Recorded data:
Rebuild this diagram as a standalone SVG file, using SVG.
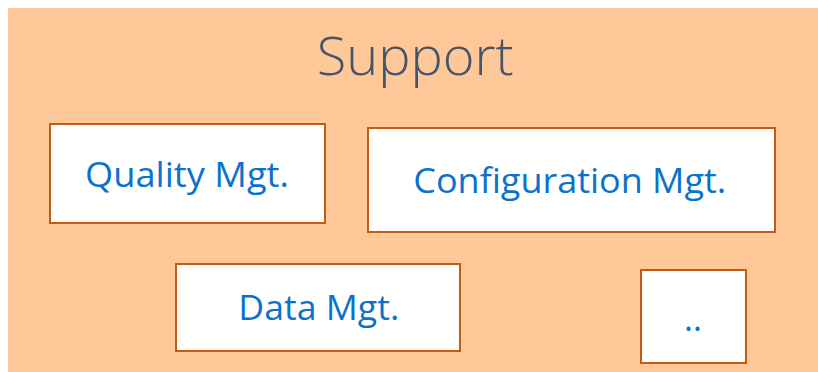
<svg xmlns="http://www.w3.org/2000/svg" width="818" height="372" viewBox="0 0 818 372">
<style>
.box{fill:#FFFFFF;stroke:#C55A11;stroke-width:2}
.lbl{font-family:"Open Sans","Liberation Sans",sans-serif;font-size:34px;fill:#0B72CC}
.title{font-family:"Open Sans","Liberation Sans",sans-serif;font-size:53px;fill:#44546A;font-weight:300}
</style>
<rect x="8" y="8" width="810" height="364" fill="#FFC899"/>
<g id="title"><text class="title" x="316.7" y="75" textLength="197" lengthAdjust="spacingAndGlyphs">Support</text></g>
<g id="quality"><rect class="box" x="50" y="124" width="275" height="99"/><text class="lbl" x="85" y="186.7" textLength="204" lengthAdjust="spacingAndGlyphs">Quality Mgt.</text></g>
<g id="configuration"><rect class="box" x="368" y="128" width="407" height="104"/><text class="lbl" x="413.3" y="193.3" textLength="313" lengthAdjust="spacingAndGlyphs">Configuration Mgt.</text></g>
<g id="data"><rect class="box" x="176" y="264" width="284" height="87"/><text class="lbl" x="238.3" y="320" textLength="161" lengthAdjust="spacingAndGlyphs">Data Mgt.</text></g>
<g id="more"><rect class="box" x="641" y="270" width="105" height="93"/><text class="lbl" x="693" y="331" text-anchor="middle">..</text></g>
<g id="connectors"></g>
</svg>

---

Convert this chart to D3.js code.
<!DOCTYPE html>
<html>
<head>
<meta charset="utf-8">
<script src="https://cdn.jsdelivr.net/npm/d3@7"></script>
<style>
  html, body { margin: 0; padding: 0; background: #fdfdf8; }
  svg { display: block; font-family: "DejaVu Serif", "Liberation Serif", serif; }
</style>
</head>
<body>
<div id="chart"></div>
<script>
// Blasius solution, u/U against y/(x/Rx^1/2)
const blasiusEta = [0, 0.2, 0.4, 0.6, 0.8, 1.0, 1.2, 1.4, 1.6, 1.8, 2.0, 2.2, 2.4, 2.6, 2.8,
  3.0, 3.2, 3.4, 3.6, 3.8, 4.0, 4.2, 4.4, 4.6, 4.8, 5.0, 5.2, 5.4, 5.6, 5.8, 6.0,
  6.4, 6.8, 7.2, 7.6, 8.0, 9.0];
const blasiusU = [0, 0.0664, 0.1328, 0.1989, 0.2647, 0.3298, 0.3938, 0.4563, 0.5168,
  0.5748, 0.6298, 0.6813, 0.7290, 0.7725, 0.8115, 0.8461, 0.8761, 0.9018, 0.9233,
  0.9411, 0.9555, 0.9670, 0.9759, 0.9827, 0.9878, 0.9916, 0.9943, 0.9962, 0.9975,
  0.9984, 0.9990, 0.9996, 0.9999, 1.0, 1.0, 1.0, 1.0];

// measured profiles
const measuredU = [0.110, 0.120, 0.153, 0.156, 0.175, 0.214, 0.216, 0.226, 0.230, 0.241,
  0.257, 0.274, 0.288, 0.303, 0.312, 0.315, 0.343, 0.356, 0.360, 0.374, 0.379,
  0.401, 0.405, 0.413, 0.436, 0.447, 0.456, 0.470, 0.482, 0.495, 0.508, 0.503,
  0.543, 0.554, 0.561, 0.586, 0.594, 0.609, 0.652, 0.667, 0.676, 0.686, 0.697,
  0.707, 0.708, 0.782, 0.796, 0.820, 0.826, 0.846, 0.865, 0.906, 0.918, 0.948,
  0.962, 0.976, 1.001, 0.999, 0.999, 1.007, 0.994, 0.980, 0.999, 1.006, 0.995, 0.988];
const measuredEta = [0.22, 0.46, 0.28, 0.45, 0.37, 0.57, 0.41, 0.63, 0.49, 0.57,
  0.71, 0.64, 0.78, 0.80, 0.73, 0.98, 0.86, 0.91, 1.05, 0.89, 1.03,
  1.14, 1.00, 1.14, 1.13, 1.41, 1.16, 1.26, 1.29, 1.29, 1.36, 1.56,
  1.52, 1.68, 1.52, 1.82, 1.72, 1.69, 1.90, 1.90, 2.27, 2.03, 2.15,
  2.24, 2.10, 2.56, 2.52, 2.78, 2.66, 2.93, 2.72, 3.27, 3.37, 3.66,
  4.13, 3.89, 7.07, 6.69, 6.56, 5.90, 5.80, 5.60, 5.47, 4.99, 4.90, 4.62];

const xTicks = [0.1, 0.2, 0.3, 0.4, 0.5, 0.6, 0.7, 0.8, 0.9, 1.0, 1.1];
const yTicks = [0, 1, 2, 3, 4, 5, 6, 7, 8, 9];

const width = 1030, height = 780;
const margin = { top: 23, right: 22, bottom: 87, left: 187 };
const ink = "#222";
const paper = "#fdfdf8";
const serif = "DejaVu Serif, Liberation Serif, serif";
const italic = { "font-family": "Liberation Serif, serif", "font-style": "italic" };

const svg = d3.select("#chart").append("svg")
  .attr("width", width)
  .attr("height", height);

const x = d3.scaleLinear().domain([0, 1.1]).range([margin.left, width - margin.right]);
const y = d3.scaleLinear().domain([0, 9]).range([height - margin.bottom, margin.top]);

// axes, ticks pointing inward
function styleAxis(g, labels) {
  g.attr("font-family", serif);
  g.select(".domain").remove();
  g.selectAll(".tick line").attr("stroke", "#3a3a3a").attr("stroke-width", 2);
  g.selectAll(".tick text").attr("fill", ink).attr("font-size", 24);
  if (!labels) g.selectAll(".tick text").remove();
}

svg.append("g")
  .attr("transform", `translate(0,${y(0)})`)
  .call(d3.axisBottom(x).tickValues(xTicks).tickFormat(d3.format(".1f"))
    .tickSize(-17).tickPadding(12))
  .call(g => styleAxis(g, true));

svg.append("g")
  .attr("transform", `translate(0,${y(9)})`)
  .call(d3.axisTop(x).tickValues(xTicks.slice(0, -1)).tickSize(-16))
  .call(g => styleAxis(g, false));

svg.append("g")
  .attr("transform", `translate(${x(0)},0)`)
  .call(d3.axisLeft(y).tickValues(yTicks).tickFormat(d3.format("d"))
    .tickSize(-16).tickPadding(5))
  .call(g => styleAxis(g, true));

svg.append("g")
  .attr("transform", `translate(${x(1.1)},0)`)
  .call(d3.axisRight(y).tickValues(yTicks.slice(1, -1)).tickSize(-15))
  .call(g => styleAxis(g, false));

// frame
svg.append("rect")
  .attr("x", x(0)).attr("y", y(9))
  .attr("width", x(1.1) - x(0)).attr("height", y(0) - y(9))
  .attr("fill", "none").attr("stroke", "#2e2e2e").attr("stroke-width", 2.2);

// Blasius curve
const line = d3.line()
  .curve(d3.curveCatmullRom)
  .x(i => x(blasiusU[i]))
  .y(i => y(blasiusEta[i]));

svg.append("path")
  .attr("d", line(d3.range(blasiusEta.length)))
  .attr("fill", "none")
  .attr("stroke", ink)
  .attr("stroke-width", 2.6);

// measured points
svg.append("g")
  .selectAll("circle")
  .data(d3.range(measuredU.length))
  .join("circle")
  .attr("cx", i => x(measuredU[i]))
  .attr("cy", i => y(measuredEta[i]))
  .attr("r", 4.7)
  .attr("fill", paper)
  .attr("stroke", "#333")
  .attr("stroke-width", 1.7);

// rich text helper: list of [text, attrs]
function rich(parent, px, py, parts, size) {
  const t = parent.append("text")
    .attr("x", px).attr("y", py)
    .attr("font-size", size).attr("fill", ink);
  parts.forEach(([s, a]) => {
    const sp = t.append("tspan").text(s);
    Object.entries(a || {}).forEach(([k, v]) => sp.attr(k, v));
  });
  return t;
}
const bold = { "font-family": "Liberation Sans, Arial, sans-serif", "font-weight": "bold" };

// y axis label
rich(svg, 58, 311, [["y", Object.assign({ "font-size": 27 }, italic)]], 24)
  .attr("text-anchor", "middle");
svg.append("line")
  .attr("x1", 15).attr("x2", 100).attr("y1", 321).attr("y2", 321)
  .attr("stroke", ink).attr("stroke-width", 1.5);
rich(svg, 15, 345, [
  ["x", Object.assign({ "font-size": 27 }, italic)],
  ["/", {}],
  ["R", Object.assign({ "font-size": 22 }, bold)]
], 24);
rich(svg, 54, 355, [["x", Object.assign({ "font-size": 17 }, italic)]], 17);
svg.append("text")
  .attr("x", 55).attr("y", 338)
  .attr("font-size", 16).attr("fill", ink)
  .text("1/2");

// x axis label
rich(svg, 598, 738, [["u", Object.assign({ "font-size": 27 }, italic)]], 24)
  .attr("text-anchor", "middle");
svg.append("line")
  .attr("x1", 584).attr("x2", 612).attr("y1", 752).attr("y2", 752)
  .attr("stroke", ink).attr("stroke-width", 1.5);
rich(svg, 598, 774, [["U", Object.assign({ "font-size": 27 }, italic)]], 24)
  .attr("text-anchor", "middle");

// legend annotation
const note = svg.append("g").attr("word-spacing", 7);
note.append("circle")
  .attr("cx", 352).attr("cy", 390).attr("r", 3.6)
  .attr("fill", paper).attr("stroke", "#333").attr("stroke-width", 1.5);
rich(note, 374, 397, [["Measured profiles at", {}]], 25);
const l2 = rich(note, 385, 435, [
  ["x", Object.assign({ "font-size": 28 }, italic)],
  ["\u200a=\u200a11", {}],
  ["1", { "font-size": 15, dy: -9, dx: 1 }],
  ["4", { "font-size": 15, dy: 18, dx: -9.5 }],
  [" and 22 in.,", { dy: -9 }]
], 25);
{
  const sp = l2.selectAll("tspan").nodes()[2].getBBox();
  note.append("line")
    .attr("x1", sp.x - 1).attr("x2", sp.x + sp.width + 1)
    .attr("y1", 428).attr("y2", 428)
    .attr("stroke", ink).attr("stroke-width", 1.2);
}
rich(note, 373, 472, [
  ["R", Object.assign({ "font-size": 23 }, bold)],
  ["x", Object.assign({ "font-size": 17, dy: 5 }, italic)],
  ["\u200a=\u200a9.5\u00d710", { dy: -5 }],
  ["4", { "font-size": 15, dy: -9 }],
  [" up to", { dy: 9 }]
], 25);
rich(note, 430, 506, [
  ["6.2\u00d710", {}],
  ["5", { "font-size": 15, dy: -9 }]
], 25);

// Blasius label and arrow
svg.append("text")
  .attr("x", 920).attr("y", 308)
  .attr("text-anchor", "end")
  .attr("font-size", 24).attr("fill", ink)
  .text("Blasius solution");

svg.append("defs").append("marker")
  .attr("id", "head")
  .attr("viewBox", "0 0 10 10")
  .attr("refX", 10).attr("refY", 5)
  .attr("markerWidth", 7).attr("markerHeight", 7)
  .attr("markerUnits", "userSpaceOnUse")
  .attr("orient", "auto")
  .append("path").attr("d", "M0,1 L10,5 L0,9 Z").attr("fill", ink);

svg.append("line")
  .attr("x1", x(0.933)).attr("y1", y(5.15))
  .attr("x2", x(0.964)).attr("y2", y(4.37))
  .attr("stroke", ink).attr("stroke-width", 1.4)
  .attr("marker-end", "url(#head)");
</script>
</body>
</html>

_WHAT YOU HAVE TO DO_
Reproduce exactly the lines from the line with "Convert this chart to D3.js code." to the line with "0.9984, 0.9990, 0.9996, 0.9999, 1.0, 1.0, 1.0, 1.0];", both end lines included.

_EXERCISE SOLUTION_
Convert this chart to D3.js code.
<!DOCTYPE html>
<html>
<head>
<meta charset="utf-8">
<script src="https://cdn.jsdelivr.net/npm/d3@7"></script>
<style>
  html, body { margin: 0; padding: 0; background: #fdfdf8; }
  svg { display: block; font-family: "DejaVu Serif", "Liberation Serif", serif; }
</style>
</head>
<body>
<div id="chart"></div>
<script>
// Blasius solution, u/U against y/(x/Rx^1/2)
const blasiusEta = [0, 0.2, 0.4, 0.6, 0.8, 1.0, 1.2, 1.4, 1.6, 1.8, 2.0, 2.2, 2.4, 2.6, 2.8,
  3.0, 3.2, 3.4, 3.6, 3.8, 4.0, 4.2, 4.4, 4.6, 4.8, 5.0, 5.2, 5.4, 5.6, 5.8, 6.0,
  6.4, 6.8, 7.2, 7.6, 8.0, 9.0];
const blasiusU = [0, 0.0664, 0.1328, 0.1989, 0.2647, 0.3298, 0.3938, 0.4563, 0.5168,
  0.5748, 0.6298, 0.6813, 0.7290, 0.7725, 0.8115, 0.8461, 0.8761, 0.9018, 0.9233,
  0.9411, 0.9555, 0.9670, 0.9759, 0.9827, 0.9878, 0.9916, 0.9943, 0.9962, 0.9975,
  0.9984, 0.9990, 0.9996, 0.9999, 1.0, 1.0, 1.0, 1.0];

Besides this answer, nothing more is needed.